2018 ESA Annual Meeting (August 5 -- 10)

OOS 4-4 - Energy-nutrition tradeoffs and mobility in subsistence pastoral systems of West Africa

Monday, August 6, 2018: 2:30 PM
344, New Orleans Ernest N. Morial Convention Center
Niall P. Hanan, Plant and Environmental Sciences, New Mexico State University, Las Cruces, NM and Lara Prihodko, Animal and Range Sciences, New Mexico State University, Las Cruces, NM
Background/Question/Methods

Extensive pastoral land use systems are globally widespread and diverse, but seasonal migrations of herders and their livestock ("transhumance") provide common solutions to the constraints and opportunities provided by temporal-spatial patterns of accessibility, forage biomass and nutritional value in different parts of a larger pastoral zone. In many areas of West Africa, for example, pastoralists move into the drier Sahel region during the wet season and early dry season, not only because that is the time when herbaceous biomass is available, but crucially also because that is when surface water is available (water constraints are lifted). Here we use GPS collar information on distance travelled and time spent grazing, with data on available forage biomass and nitrogen content, and a simplified animal energetics and growth model, to evaluate the animal energetic tradeoffs inherent in transhumance as a pastoral land-use strategy, relative to sedentary options. The animal energy balance model estimates energy expenditures in basal metabolic and foraging activity, relative to energy gained during grazing.

Results/Conclusions

We use annual GPS datasets for transhumant herds in West Africa, including small ruminant and cattle with distinctly different migration pathways. Independent data on the spatial and temporal variability in biomass and nutritional value of forage along the transhumance route are used to estimate forage intake and digestibility.
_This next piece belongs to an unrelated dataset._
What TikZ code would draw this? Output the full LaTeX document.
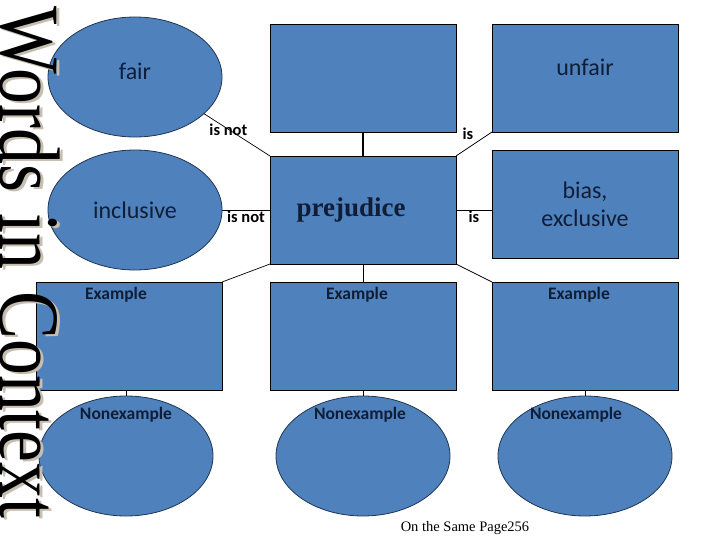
\documentclass[tikz,border=0pt]{standalone}
\usepackage{fontspec}
\setmainfont{Carlito}
\newfontfamily\timesf{Liberation Serif}
\usepackage{tikz}
\usetikzlibrary{positioning,shapes.geometric}
\definecolor{ppblue}{HTML}{4F81BD}
\definecolor{ink}{HTML}{0F1E36}
\definecolor{rim}{HTML}{1F3553}
\definecolor{shade}{HTML}{C6BEB0}
\tikzset{
  card/.style={draw=black, fill=ppblue, rectangle, minimum width=186pt, minimum height=108pt, inner sep=0pt, outer sep=0pt, line width=0.8pt},
  oval/.style={draw=rim, fill=ppblue, ellipse, minimum width=174pt, minimum height=120pt, inner sep=0pt, outer sep=0pt, line width=0.8pt},
  word/.style={text=ink, font=\fontsize{24}{28}\selectfont, align=center, inner sep=1pt},
  exlbl/.style={text=ink, font=\bfseries\fontsize{17.5}{20}\selectfont, inner sep=1pt},
  lbl/.style={font=\bfseries\fontsize{16.5}{19}\selectfont, inner sep=1pt},
  link/.style={draw=black, line width=0.7pt},
  heavy/.style={draw=black, line width=2.6pt},
  sidetitle/.style={font=\timesf\fontsize{86}{90}\selectfont, rotate=-90, xscale=0.835, anchor=base west, inner sep=0pt, text depth=0pt}
}
\begin{document}
\begin{tikzpicture}[x=1pt, y=-1pt]
\useasboundingbox (0,0) rectangle (720,540);
% centre of the map
\node[card] (prej) at (363,210) {};
\node[word, font=\timesf\bfseries\fontsize{27}{30}\selectfont] (prejT) at ([xshift=-12pt]prej.center) {prejudice};
\node[card, above=24pt of prej] (top) {};
\node[card, right=36pt of top] (unfair) {};
\node[word] (unfairT) at ([yshift=11pt]unfair.center) {unfair};
\node[card, right=36pt of prej, yshift=6pt] (bias) {};
\node[word] (biasT) at (bias.center) {bias,\\exclusive};
\node[oval, left=48pt of prej] (incl) {};
\node[word] (inclT) at (incl.center) {inclusive};
\node[oval, above=13pt of incl] (fair) {};
\node[word] (fairT) at ([yshift=6pt]fair.center) {fair};
% examples and nonexamples
\node[card, below=18pt of prej] (exM) {};
\node[card, right=36pt of exM] (exR) {};
\node[card, left=48pt of exM] (exL) {};
\node[oval, below=6pt of exL, xshift=-3pt] (nonexL) {};
\node[oval, below=6pt of exM] (nonexM) {};
\node[oval, below=6pt of exR] (nonexR) {};
\foreach \b/\dx in {exL/-13pt, exM/-6pt, exR/-6pt}
  \node[exlbl, below=4pt of \b.north, xshift=\dx] (\b T) {Example};
\foreach \b/\dx in {nonexL/0pt, nonexM/-3pt, nonexR/-9pt}
  \node[exlbl, below=10pt of \b.north, xshift=\dx] (\b T) {Nonexample};
% connectors
\draw[link] (fair.-28) -- (prej.north west) node[lbl, pos=0.37] (isnotA) {is not};
\draw[link] (incl.east) -- (prej.west) node[lbl, midway, below=0pt] (isnotB) {is not};
\draw[heavy] (top.south) -- (prej.north);
\draw[link] (prej.north east) -- (unfair.south west) node[lbl, pos=0.33, above=7pt] (isA) {is};
\draw[link] (prej.east) -- (prej.east -| bias.west) node[lbl, midway, below=0pt] (isB) {is};
\draw[link] (prej.south west) -- (exL.north east);
\draw[link] (prej.south) -- (exM.north);
\draw[link] (prej.south east) -- (exR.north west);
\draw[link] (nonexL.north) -- (nonexL.north |- exL.south);
\draw[link] (nonexM.north) -- (exM.south);
\draw[link] (nonexR.north) -- (exR.south);
% footer and side title
\node[font=\timesf\fontsize{14.5}{17}\selectfont, inner sep=0pt] (pg) at (465,528) {On the Same Page256};
\node[sidetitle, text=shade] (titleS) at (3,8.5) {Words\hspace{0.3em}in\hspace{0.3em}Context};
\node[sidetitle] (title) at (1,6.5) {Words\hspace{0.3em}in\hspace{0.3em}Context};
\end{tikzpicture}
\end{document}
The differences in daily energy intake and expenditure are used to estimate animal growth and weight loss dynamics. For animals grazing on open range, daily net energy expenditures while foraging are similar to daily energy expenditures during migration, but forage intake is lower during migration, resulting in a net energetic cost. Simulations for sedentary animals, however, quantify the larger tradeoffs, in terms of forage availability and nutritional quality, behind the emergence of transhumance land use strategies.